** begin MATERIAL **
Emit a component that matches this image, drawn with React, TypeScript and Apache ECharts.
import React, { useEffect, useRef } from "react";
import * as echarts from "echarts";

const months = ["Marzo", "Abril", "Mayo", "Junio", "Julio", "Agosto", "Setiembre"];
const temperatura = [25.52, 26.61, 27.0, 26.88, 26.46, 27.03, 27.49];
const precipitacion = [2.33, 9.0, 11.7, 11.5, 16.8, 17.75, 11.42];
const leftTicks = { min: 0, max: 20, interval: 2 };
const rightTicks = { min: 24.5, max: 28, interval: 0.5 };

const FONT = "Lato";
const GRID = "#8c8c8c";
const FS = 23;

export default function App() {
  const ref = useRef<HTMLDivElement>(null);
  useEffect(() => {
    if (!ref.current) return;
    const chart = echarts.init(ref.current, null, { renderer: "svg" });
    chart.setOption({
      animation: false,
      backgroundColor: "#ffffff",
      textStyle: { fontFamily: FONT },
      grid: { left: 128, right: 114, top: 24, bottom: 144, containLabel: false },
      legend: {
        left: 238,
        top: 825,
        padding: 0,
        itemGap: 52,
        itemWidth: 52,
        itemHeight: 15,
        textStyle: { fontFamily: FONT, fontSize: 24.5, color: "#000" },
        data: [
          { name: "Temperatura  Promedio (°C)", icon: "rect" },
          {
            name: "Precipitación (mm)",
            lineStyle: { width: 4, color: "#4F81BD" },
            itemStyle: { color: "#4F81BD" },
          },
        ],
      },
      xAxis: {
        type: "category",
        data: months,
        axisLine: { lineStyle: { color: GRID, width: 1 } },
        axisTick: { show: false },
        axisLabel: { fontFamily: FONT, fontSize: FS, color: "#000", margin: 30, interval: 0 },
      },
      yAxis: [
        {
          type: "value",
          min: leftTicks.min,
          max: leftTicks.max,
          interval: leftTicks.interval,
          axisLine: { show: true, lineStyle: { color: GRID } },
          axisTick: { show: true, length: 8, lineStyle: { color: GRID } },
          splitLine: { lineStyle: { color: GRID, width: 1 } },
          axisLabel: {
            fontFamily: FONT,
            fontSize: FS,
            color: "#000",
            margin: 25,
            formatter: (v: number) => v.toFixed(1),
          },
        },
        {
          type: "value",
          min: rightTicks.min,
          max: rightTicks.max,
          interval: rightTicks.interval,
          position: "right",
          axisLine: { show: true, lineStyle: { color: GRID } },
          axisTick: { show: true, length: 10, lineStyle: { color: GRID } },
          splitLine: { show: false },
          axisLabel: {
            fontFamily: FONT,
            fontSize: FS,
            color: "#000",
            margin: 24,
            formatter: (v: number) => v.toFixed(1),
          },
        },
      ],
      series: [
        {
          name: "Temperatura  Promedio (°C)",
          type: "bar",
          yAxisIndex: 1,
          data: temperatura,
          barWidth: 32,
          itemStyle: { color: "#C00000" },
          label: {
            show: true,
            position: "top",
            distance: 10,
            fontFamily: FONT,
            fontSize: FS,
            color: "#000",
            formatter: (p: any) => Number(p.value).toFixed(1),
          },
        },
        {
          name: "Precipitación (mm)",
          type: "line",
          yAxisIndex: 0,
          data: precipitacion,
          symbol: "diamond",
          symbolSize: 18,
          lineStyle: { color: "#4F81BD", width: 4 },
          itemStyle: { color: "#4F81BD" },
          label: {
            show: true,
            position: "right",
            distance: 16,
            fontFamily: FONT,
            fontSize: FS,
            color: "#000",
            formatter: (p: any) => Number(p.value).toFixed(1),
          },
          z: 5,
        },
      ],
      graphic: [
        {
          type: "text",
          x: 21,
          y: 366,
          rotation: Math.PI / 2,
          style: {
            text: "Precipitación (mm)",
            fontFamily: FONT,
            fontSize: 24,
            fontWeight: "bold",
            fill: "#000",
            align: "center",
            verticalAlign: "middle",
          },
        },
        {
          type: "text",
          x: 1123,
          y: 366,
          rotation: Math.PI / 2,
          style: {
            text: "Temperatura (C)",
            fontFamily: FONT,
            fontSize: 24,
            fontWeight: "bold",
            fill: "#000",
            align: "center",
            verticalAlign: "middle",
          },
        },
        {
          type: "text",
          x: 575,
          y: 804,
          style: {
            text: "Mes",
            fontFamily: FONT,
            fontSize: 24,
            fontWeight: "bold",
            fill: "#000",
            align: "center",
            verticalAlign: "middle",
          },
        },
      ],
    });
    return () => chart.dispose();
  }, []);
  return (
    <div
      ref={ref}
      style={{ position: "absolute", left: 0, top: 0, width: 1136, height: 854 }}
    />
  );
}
** end MATERIAL **
Of the lines in the data, how many hold the string "React"? State the number, nothing else.

2